§ **Problem**
Below are the records; extract from them the line containing "Convert this chart to matplotlib code." to the line containing "cyan = '#44ffff'", both lines included, exactly and with no pictures.

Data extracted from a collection
※ ※ ※

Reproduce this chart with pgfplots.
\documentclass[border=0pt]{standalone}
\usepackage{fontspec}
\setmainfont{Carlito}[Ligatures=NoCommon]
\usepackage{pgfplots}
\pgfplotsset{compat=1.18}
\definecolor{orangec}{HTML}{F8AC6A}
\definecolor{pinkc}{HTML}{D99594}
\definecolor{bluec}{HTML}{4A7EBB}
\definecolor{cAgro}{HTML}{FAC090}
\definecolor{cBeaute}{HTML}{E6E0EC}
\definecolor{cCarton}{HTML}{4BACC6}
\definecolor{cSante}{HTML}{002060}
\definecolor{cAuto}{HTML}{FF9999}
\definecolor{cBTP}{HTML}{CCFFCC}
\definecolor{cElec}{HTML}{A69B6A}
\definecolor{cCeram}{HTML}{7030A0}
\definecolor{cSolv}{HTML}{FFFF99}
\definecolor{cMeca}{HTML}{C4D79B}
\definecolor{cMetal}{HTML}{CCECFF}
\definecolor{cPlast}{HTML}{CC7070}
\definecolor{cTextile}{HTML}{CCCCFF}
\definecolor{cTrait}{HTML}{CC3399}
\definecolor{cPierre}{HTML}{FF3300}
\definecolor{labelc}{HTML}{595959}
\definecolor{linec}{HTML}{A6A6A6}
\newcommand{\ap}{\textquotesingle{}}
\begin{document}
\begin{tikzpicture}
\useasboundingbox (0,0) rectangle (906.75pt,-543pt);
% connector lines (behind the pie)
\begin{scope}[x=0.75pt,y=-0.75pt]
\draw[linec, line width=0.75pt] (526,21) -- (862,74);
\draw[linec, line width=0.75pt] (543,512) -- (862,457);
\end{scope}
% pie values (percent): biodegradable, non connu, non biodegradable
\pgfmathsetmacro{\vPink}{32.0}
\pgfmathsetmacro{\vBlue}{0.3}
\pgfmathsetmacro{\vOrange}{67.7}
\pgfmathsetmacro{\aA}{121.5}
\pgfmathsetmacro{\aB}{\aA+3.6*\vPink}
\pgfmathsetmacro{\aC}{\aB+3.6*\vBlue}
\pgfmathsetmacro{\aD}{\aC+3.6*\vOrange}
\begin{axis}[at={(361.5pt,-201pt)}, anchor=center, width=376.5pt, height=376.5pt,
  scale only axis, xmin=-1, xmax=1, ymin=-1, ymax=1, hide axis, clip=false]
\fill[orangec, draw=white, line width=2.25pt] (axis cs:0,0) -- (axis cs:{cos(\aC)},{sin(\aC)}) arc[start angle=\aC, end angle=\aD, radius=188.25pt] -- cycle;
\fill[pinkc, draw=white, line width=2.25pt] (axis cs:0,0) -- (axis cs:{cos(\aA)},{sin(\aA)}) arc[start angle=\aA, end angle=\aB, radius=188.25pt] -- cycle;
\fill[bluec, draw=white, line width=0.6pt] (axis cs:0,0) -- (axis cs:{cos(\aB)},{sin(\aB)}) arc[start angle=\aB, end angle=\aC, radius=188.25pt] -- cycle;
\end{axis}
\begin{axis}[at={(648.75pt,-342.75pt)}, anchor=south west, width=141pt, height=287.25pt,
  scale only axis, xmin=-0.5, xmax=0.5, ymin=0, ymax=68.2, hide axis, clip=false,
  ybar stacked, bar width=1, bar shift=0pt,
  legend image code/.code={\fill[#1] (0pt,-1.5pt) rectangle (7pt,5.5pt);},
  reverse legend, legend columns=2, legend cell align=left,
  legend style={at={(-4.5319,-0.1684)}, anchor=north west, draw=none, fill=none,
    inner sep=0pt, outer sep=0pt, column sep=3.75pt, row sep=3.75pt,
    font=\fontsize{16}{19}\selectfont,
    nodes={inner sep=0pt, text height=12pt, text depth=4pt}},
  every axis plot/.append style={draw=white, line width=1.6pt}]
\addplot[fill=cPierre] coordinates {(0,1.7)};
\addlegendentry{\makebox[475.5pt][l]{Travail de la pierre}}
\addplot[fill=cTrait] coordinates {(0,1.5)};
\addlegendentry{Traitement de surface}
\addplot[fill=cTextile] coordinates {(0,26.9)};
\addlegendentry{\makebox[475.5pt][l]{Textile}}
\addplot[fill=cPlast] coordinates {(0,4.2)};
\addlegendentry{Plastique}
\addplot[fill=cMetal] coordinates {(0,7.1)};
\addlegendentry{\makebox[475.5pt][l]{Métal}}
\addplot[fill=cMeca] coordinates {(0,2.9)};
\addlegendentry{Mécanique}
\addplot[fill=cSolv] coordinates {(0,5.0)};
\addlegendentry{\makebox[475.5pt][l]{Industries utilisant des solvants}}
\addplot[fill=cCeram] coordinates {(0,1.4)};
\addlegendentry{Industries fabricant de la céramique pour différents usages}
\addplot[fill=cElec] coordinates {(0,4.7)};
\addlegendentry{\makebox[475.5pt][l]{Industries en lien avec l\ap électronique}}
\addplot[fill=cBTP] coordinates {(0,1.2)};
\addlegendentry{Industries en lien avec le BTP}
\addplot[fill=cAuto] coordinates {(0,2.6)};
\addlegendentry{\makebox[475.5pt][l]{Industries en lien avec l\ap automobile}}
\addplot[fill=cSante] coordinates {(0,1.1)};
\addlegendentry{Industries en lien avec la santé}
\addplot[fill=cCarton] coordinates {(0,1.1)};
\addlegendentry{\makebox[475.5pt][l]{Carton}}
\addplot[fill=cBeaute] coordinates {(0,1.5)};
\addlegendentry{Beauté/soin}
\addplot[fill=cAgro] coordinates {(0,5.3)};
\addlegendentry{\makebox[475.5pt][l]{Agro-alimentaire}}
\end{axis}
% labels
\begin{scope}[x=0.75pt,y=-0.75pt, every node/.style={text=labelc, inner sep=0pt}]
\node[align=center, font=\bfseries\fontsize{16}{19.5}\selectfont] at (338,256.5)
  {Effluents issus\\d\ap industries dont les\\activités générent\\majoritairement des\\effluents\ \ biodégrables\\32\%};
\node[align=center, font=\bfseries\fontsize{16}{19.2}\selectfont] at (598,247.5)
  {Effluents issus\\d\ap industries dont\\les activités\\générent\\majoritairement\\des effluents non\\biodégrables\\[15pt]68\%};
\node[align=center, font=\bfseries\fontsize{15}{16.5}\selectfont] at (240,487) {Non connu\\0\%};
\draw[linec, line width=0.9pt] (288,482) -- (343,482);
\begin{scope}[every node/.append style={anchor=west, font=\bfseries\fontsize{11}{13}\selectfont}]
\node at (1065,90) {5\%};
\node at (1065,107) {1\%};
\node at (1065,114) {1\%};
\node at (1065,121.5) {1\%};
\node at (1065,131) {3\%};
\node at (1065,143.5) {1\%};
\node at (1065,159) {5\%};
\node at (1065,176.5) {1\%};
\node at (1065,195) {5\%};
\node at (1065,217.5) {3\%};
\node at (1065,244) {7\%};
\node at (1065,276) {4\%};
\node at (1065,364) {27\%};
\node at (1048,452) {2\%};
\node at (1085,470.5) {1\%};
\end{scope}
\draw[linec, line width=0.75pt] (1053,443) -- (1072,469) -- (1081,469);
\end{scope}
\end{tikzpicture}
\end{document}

※ ※ ※

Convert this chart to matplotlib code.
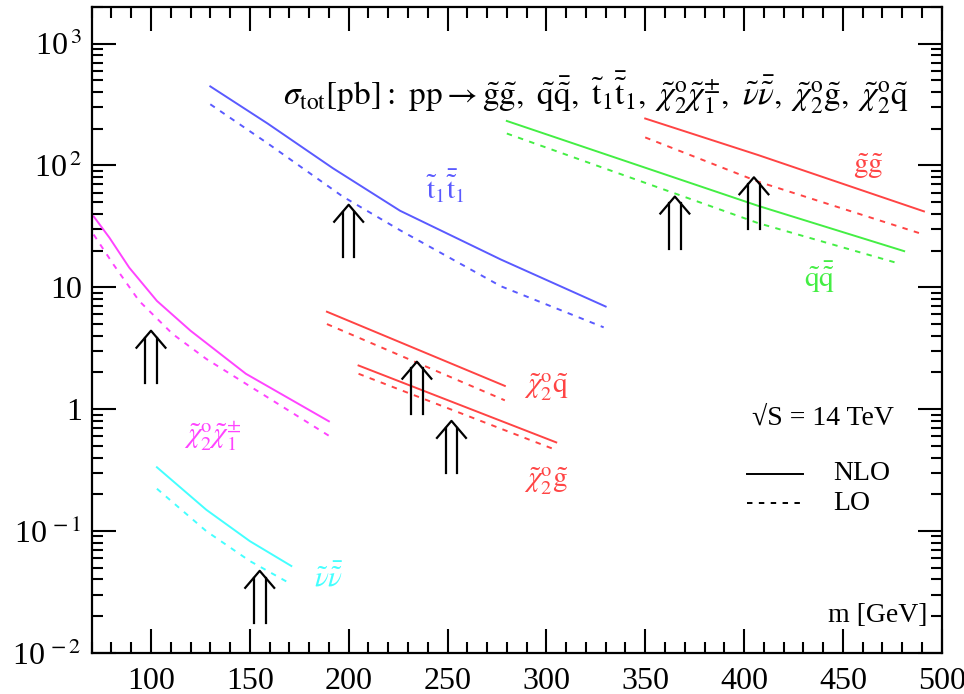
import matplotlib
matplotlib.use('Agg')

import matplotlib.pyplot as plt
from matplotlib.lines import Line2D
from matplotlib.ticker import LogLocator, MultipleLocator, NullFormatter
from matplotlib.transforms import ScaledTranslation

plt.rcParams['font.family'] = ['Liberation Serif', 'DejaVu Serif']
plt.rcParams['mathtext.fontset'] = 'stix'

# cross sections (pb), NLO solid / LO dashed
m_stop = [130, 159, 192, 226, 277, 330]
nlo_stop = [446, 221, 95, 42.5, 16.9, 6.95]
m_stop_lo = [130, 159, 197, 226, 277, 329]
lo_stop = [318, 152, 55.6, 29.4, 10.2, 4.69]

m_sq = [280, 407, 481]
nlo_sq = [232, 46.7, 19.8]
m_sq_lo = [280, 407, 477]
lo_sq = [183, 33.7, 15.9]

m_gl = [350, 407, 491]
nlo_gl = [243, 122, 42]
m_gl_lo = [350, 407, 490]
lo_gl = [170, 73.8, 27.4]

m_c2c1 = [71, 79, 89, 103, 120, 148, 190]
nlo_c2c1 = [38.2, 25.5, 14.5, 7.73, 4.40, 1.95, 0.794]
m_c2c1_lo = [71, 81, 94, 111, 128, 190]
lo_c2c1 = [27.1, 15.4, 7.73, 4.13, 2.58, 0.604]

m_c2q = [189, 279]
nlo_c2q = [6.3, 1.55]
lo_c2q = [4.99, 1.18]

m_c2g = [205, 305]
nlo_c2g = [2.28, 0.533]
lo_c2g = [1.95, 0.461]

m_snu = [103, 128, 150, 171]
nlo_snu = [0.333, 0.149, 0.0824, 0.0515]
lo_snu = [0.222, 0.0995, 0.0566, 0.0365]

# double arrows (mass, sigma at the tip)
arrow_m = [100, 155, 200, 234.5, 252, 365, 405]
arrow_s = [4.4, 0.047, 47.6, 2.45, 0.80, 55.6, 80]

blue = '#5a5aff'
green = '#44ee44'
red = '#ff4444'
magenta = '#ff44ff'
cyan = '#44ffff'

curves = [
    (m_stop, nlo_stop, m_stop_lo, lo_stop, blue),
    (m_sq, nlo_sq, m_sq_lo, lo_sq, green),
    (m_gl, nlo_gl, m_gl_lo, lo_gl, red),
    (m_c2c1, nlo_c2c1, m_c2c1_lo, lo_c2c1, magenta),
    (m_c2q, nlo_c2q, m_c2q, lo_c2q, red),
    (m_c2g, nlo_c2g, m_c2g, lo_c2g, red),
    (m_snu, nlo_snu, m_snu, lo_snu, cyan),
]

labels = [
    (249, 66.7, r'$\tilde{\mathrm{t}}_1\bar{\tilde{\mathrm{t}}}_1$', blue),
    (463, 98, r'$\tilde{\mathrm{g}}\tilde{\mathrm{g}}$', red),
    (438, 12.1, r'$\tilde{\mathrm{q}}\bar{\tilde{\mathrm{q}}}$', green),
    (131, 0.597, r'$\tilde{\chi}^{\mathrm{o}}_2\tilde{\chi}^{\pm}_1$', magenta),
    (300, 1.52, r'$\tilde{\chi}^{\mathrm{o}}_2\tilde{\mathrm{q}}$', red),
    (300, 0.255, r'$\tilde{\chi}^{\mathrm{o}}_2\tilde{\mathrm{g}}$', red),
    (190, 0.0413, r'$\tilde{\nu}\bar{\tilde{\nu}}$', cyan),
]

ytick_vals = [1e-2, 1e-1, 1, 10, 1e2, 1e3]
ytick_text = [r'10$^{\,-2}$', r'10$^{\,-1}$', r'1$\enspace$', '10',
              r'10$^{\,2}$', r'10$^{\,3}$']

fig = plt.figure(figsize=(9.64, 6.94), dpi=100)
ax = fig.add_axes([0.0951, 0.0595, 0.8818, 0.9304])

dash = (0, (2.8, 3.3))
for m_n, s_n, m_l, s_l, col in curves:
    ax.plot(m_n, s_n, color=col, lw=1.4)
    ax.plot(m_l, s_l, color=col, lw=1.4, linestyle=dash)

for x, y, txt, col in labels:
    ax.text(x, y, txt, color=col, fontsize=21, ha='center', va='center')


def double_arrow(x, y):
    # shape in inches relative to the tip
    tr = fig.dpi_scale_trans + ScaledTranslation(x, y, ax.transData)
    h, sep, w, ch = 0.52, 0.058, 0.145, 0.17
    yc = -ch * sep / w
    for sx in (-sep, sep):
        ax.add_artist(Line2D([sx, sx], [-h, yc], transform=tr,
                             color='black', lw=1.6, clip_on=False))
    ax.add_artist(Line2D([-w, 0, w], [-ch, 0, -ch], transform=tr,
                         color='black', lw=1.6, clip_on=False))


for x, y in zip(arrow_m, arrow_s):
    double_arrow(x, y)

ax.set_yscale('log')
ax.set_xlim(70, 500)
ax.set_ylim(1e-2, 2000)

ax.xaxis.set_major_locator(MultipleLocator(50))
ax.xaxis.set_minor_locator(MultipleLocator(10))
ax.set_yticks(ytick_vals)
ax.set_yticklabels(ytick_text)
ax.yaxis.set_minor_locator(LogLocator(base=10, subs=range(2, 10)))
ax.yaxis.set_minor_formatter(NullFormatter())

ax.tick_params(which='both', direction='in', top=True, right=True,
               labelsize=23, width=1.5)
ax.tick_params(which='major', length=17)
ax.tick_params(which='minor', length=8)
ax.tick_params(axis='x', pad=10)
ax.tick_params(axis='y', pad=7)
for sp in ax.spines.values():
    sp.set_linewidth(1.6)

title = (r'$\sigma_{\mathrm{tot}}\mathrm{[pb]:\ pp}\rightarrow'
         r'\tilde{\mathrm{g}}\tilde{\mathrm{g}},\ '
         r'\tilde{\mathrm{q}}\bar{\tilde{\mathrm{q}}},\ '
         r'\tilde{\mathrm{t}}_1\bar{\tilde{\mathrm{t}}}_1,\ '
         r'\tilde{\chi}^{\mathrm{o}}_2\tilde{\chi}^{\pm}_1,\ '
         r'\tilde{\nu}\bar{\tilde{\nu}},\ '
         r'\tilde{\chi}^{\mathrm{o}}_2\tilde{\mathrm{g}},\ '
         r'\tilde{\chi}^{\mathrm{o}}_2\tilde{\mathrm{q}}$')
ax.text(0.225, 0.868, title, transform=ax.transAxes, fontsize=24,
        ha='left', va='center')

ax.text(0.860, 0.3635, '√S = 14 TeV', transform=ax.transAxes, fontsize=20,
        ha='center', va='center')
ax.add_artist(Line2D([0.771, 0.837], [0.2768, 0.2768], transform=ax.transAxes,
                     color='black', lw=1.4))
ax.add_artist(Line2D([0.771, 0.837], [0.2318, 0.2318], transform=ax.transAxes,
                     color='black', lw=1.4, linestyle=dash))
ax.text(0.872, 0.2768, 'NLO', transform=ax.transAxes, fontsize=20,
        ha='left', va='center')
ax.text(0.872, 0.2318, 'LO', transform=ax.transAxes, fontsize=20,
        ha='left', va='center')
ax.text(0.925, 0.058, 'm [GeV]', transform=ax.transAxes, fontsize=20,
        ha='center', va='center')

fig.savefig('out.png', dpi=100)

※ ※ ※

§ **Answer for the task**
Convert this chart to matplotlib code.
import matplotlib
matplotlib.use('Agg')

import matplotlib.pyplot as plt
from matplotlib.lines import Line2D
from matplotlib.ticker import LogLocator, MultipleLocator, NullFormatter
from matplotlib.transforms import ScaledTranslation

plt.rcParams['font.family'] = ['Liberation Serif', 'DejaVu Serif']
plt.rcParams['mathtext.fontset'] = 'stix'

# cross sections (pb), NLO solid / LO dashed
m_stop = [130, 159, 192, 226, 277, 330]
nlo_stop = [446, 221, 95, 42.5, 16.9, 6.95]
m_stop_lo = [130, 159, 197, 226, 277, 329]
lo_stop = [318, 152, 55.6, 29.4, 10.2, 4.69]

m_sq = [280, 407, 481]
nlo_sq = [232, 46.7, 19.8]
m_sq_lo = [280, 407, 477]
lo_sq = [183, 33.7, 15.9]

m_gl = [350, 407, 491]
nlo_gl = [243, 122, 42]
m_gl_lo = [350, 407, 490]
lo_gl = [170, 73.8, 27.4]

m_c2c1 = [71, 79, 89, 103, 120, 148, 190]
nlo_c2c1 = [38.2, 25.5, 14.5, 7.73, 4.40, 1.95, 0.794]
m_c2c1_lo = [71, 81, 94, 111, 128, 190]
lo_c2c1 = [27.1, 15.4, 7.73, 4.13, 2.58, 0.604]

m_c2q = [189, 279]
nlo_c2q = [6.3, 1.55]
lo_c2q = [4.99, 1.18]

m_c2g = [205, 305]
nlo_c2g = [2.28, 0.533]
lo_c2g = [1.95, 0.461]

m_snu = [103, 128, 150, 171]
nlo_snu = [0.333, 0.149, 0.0824, 0.0515]
lo_snu = [0.222, 0.0995, 0.0566, 0.0365]

# double arrows (mass, sigma at the tip)
arrow_m = [100, 155, 200, 234.5, 252, 365, 405]
arrow_s = [4.4, 0.047, 47.6, 2.45, 0.80, 55.6, 80]

blue = '#5a5aff'
green = '#44ee44'
red = '#ff4444'
magenta = '#ff44ff'
cyan = '#44ffff'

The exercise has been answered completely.